[start of Data]
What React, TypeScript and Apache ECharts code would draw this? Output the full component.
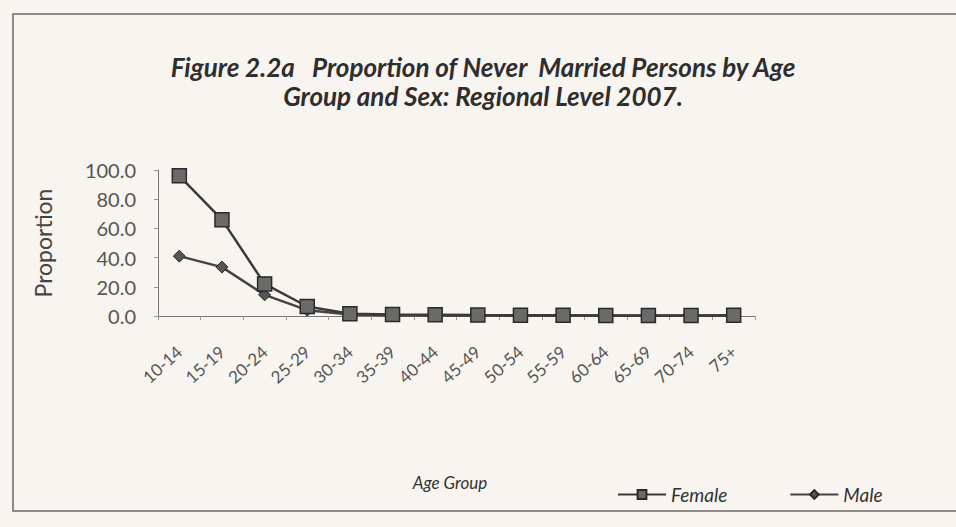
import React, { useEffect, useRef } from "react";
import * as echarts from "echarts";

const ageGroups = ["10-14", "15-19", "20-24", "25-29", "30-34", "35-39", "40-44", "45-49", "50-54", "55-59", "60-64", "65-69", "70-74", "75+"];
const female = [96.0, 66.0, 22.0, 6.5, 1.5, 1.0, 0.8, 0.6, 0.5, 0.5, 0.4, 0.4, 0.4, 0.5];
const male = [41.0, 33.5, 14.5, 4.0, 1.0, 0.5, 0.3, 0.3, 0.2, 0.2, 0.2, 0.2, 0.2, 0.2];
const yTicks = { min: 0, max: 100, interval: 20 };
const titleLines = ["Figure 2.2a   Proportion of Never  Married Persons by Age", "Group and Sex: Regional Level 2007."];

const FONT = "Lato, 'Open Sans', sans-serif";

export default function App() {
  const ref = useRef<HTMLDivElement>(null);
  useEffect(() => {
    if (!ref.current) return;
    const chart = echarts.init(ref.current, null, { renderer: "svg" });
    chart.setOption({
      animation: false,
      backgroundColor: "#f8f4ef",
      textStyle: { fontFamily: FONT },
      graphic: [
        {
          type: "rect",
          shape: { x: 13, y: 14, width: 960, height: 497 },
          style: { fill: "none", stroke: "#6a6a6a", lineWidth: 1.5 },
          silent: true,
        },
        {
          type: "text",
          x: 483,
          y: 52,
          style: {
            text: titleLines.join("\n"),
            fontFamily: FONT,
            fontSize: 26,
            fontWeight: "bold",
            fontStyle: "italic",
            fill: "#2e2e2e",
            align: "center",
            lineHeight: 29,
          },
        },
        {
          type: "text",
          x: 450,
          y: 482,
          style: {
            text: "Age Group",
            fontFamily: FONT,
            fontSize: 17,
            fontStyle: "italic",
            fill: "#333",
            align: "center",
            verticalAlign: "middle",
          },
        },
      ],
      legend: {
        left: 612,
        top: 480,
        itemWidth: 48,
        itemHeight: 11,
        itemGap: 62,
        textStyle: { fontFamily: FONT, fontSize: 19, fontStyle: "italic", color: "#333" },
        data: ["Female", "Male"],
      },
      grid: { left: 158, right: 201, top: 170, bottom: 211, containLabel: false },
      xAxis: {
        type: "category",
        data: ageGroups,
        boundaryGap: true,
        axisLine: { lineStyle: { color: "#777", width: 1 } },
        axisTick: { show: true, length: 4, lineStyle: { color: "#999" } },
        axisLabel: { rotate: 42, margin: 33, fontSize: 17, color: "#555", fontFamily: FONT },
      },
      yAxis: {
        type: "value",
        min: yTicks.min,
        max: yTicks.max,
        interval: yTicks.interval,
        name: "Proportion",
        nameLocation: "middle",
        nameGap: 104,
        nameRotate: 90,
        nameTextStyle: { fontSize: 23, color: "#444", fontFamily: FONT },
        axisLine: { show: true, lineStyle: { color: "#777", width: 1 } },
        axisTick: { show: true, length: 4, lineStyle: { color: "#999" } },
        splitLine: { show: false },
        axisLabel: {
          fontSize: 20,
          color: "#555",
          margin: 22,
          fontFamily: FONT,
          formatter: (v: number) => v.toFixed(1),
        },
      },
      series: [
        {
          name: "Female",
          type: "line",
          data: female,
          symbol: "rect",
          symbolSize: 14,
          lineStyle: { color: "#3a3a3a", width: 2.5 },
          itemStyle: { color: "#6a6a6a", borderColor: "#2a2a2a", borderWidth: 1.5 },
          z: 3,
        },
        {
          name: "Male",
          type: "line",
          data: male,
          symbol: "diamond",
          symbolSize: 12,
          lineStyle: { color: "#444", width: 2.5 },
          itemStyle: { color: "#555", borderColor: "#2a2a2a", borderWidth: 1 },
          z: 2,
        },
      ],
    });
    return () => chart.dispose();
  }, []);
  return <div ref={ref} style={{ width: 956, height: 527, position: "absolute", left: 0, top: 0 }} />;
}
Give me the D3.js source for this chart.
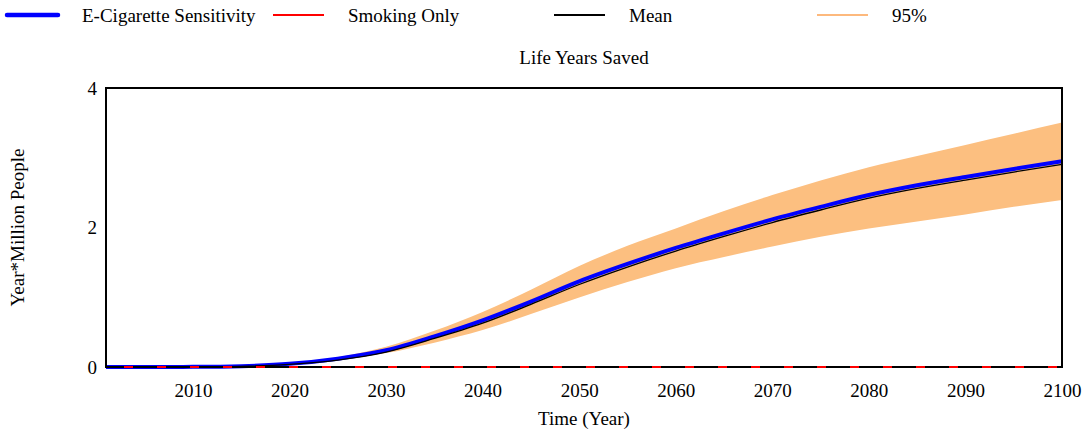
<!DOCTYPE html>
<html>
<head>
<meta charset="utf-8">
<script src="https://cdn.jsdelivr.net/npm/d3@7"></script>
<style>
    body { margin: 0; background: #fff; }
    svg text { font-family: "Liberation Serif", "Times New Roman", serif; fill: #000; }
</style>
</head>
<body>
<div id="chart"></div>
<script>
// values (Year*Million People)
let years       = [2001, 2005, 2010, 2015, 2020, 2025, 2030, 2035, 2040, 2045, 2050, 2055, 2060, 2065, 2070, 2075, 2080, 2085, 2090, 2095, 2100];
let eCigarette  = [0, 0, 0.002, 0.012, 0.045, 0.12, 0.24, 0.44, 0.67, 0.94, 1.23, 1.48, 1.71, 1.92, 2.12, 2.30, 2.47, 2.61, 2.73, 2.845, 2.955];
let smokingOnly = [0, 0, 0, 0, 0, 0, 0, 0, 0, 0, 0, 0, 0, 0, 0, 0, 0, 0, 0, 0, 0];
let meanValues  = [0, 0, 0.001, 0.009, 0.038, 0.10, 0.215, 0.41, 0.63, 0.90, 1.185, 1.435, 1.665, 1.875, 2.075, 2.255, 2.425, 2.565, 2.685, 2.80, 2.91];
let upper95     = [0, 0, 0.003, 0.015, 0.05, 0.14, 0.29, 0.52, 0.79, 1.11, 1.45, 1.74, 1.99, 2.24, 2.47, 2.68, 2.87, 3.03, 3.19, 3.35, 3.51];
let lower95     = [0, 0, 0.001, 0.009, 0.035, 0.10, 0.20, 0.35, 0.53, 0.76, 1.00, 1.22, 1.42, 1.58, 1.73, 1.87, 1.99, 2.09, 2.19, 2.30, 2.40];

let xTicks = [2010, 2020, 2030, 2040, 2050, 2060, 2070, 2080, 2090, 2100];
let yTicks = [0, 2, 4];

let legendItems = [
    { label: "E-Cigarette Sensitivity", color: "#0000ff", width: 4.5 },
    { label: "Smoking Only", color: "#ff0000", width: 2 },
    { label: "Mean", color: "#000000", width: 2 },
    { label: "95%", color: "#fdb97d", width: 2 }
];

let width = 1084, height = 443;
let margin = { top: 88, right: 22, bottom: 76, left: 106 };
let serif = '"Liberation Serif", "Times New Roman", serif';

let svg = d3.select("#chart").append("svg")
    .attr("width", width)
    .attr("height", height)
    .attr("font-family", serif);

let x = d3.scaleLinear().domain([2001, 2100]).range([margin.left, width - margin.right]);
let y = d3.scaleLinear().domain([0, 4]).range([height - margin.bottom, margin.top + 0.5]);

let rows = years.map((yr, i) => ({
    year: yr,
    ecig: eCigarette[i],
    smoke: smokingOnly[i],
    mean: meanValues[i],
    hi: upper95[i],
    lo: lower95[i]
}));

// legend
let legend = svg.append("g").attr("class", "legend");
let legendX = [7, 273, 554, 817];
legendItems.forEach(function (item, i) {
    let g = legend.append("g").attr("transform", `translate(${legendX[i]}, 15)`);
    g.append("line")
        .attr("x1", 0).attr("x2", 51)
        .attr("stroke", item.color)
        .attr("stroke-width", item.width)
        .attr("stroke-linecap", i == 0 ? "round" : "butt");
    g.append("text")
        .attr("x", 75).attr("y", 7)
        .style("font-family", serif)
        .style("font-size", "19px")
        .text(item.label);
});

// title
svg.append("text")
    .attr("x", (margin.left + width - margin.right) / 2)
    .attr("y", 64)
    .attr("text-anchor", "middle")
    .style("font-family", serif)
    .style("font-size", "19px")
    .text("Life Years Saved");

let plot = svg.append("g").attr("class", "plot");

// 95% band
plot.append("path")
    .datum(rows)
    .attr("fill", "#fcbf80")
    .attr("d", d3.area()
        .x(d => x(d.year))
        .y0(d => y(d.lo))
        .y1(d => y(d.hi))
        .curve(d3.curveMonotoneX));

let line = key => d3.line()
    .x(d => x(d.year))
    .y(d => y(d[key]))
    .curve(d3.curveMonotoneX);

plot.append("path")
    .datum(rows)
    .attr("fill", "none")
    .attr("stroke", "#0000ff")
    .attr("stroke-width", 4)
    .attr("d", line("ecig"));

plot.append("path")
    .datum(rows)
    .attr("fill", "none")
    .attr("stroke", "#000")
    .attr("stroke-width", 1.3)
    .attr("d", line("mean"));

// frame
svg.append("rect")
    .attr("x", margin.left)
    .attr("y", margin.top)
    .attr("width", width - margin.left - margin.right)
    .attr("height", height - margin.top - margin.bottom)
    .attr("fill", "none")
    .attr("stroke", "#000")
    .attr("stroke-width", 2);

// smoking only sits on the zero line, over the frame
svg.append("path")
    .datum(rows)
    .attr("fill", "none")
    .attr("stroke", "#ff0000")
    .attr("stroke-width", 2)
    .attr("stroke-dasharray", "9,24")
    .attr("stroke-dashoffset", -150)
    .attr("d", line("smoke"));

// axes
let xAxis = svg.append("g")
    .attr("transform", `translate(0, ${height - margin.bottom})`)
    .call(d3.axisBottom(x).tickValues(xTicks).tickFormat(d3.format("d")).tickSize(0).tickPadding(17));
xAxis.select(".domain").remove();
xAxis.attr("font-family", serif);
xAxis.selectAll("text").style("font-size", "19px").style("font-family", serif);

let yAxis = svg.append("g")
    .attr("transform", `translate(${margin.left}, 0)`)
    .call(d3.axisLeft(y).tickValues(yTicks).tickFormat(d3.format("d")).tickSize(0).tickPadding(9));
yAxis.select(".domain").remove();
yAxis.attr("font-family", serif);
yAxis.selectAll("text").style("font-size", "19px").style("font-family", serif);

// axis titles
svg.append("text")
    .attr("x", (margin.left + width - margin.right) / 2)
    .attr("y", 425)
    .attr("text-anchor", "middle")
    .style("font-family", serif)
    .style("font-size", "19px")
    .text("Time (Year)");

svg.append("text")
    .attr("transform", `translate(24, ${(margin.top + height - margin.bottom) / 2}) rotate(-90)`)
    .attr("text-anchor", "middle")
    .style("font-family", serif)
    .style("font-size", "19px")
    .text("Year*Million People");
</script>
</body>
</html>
[end of Data]
*What you need to do*:
From the records above, pick out and copy each line holding the word "this".

*Answer in full*:
What React, TypeScript and Apache ECharts code would draw this? Output the full component.
Give me the D3.js source for this chart.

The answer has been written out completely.